1 Introduction

Compared with other types of radio sources, pulsars are known to have strong polarization, even up to 100% if one observes them with high time resolutions. Pulsar polarization would be smeared somehow if they are observed as continuum point sources over a duration much longer than a pulsar period, mainly because of the fast swing of polarization angle across a pulse profile. However, we will show in this paper that is not so serious as generally believed.

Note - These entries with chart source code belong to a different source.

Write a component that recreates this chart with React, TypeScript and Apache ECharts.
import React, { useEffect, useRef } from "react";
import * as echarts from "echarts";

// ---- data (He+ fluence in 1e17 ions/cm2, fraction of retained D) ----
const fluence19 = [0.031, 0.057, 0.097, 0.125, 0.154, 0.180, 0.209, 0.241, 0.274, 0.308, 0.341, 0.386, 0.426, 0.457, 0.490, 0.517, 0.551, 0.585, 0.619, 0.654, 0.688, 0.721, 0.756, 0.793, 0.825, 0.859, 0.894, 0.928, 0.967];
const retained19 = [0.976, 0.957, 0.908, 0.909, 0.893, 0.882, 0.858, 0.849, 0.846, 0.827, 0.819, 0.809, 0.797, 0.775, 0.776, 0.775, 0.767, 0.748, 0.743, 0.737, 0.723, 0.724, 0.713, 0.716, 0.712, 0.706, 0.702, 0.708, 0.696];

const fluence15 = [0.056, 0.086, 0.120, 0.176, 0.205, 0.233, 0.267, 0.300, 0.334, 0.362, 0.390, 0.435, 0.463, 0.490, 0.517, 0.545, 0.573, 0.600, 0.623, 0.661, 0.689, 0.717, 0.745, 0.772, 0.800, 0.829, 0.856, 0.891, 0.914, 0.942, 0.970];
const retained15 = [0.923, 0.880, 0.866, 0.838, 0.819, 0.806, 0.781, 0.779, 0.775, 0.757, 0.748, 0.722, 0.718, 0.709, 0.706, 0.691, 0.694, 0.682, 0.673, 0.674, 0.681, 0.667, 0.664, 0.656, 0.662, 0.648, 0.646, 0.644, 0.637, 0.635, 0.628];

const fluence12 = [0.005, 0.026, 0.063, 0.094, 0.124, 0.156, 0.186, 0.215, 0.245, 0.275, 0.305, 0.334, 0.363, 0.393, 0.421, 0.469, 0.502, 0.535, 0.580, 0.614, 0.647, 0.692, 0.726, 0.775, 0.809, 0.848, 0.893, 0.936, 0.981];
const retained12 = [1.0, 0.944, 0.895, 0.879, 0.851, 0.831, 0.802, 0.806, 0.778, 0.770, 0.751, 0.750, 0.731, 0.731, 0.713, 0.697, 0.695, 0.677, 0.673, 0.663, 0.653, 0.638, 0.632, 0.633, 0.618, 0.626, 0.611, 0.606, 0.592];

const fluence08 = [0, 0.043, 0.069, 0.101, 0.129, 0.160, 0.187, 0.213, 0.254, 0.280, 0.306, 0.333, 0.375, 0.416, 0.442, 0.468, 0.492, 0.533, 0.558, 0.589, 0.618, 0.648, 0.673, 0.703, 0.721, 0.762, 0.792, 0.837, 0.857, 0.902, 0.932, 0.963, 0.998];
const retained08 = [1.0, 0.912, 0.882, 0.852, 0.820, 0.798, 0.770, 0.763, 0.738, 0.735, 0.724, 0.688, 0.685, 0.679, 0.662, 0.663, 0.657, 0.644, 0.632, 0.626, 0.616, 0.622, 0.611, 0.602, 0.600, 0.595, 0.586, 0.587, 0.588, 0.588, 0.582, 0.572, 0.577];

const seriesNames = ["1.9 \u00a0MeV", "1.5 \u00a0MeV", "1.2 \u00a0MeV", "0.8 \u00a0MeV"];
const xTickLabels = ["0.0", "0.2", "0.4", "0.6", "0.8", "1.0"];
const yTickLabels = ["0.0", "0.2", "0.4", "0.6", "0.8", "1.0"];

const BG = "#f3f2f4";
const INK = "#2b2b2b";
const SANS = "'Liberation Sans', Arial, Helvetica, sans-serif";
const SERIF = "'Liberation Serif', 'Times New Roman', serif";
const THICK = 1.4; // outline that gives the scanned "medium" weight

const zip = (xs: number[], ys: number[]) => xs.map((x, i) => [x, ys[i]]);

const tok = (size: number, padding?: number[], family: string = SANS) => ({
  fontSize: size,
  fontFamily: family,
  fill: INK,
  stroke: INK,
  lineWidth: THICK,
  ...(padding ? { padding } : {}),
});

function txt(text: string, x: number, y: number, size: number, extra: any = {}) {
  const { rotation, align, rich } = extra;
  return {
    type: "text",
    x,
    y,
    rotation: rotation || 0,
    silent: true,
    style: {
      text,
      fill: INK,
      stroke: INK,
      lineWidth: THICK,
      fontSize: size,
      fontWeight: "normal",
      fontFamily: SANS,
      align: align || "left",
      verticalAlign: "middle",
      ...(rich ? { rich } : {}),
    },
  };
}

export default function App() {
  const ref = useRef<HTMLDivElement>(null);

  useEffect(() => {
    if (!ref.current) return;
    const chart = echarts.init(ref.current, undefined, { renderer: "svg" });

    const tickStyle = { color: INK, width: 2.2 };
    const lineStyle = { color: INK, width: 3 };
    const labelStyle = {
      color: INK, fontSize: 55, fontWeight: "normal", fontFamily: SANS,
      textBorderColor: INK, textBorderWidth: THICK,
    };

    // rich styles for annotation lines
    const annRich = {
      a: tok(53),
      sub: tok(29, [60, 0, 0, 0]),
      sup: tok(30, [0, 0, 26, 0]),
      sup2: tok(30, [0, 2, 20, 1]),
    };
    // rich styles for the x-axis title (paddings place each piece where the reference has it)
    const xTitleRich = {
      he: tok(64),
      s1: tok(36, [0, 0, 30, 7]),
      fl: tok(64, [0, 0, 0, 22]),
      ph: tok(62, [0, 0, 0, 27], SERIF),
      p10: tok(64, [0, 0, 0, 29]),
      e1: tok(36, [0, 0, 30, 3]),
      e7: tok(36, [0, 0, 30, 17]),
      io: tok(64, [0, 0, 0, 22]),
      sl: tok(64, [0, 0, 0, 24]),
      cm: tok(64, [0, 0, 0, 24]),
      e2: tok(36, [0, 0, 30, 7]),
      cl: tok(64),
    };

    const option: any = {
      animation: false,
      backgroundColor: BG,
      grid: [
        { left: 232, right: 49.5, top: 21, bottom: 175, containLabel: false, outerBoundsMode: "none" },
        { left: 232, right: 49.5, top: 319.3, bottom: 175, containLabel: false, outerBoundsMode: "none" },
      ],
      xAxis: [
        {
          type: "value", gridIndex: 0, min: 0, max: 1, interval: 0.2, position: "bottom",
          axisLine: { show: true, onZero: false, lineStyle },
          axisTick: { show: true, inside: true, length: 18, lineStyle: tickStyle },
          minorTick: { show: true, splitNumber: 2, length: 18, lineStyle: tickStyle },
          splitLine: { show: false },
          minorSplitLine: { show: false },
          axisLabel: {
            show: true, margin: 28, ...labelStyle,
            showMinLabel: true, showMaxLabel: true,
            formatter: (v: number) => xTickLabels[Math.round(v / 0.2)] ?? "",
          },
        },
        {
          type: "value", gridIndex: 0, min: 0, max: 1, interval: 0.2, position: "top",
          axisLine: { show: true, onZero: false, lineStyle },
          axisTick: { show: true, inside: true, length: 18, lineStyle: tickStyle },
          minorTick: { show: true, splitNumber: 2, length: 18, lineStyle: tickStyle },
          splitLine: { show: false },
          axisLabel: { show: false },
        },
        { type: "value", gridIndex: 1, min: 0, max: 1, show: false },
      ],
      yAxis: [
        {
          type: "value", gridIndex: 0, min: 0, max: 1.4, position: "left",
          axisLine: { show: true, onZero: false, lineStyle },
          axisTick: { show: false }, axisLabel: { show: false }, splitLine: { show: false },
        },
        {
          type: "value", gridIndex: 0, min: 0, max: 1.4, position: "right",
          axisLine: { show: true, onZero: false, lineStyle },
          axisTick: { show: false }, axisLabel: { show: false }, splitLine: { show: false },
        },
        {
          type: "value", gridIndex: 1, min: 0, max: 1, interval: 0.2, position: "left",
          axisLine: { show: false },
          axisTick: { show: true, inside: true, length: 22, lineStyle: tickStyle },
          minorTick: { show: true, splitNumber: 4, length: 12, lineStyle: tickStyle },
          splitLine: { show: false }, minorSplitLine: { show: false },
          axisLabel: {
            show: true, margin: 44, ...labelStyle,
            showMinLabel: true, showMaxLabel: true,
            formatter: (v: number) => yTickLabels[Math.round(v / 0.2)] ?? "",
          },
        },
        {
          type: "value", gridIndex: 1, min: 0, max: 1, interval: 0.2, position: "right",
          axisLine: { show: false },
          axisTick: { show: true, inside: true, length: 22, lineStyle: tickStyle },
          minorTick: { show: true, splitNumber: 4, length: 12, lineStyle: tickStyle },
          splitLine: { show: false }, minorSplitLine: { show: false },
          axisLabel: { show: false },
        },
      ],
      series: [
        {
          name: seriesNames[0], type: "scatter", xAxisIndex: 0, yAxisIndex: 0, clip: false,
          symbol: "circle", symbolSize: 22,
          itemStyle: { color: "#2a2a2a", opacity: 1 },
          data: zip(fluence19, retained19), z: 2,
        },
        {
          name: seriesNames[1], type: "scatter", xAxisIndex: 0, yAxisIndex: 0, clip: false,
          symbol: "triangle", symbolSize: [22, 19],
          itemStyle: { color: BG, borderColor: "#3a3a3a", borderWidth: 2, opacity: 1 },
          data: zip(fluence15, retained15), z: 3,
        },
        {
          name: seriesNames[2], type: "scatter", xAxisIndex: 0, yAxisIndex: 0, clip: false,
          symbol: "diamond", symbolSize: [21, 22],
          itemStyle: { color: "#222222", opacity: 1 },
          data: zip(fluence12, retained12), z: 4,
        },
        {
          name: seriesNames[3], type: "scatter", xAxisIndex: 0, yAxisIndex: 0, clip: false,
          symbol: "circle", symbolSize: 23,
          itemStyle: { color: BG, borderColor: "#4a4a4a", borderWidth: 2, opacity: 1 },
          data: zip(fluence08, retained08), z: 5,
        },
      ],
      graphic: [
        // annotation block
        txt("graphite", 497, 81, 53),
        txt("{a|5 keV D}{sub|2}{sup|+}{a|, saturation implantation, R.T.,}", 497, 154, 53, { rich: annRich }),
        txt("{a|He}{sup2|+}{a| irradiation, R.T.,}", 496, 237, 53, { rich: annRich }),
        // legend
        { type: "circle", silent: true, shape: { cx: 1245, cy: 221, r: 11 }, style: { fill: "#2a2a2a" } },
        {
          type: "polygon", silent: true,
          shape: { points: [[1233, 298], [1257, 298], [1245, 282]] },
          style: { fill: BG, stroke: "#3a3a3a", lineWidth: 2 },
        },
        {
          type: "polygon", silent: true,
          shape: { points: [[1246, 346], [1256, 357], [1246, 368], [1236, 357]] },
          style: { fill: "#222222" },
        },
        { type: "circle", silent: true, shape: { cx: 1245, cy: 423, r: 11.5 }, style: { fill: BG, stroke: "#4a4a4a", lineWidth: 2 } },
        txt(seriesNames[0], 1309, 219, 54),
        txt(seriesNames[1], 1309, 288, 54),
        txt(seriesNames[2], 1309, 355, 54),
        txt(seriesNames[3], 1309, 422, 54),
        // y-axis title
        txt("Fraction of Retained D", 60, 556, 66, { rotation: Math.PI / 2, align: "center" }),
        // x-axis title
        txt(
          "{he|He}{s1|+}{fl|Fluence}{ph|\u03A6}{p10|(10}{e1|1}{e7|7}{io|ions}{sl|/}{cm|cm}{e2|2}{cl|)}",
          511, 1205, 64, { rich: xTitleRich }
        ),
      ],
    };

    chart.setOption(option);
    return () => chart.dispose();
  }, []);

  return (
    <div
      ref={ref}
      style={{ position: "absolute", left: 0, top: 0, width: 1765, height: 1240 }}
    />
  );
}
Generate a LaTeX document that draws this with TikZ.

Pulsars have high (birth) velocities, on average 450 km s^-1 (Lyne & Lorimer 1994) and maybe up to 1600 km s^-1 for individuals (e.g. Cordes & Chernoff 1998), much faster than that of other types of stars (typically a few tens km s^-1). The high velocity was probably caused by the asymmetric kick during supernova explosion when a pulsar was born. This leads to a large proper motion for (nearby) pulsars. However, measuring the proper motion is not an easy task since the precise positions of a pulsar at well-separated epochs have to be measured. Up to now, there are 96 pulsars with proper motion measurements (e.g. Taylor et al. 1993; Fomalont et al. 1997).

Recently, the National Radio Astronomical Observatory (NRAO) Very Large Array (VLA) Sky Survey (NVSS) has been finished, which covers the sky north of Dec(J2000) $= -40\hbox{$^\circ$}$ at 1.4 GHz (Condon et al. 1998). The survey detected more than 1.8 million sources, with polarization measurements, down to a flux density limit about 2.5 mJy. Observations have a resolution of 45'', but the positional accuracy is a few arcsec for weak sources, and much better for strong sources. The observations were made with two IF channels at 1.365 and 1.435 GHz with an effective bandwidth of 42 MHz each. Most sources in the NVSS were observed in three pointings of 23 s each. The final sky map is the weighted sum from these pointings (Condon et al. 1998).

We had tried to identify the pulsars from the NVSS catalog, and then to investigate the pulsar polarization properties and proper motions from continuum observations. In the sky region covered by the NVSS, there are 520 known pulsars according to the updated pulsar catalog of Taylor et al. (1993). Updated catalog was kindly provided by Manchester. Using the latest version of the NVSS catalog (with 1814748 entries), we identified 97 strong pulsars according to positional coincidence. During revising this paper for publication, we noticed that similar identification work has been done by Kaplan et al. (1998), but they emphasized the other aspects, such as position accuracy, scintillation effects and completeness of detections. Comparing to Kaplan et al. (1998), we got 24 further new identifications. In the following, we will not repeat their work, but present our results in Sect. 2. We discuss briefly in Sect. 3 about scintillations (Sect. 3.1), pulsar polarization properties (Sect. 3.2), and proper motions (Sect. 3.3). We compared the pulsar positions with those from the pulsar catalog if the epochs were separated over more than 5 years, and got the upper limits of proper motion of 18 pulsars, including one pulsar which has had no proper motion measurements previously.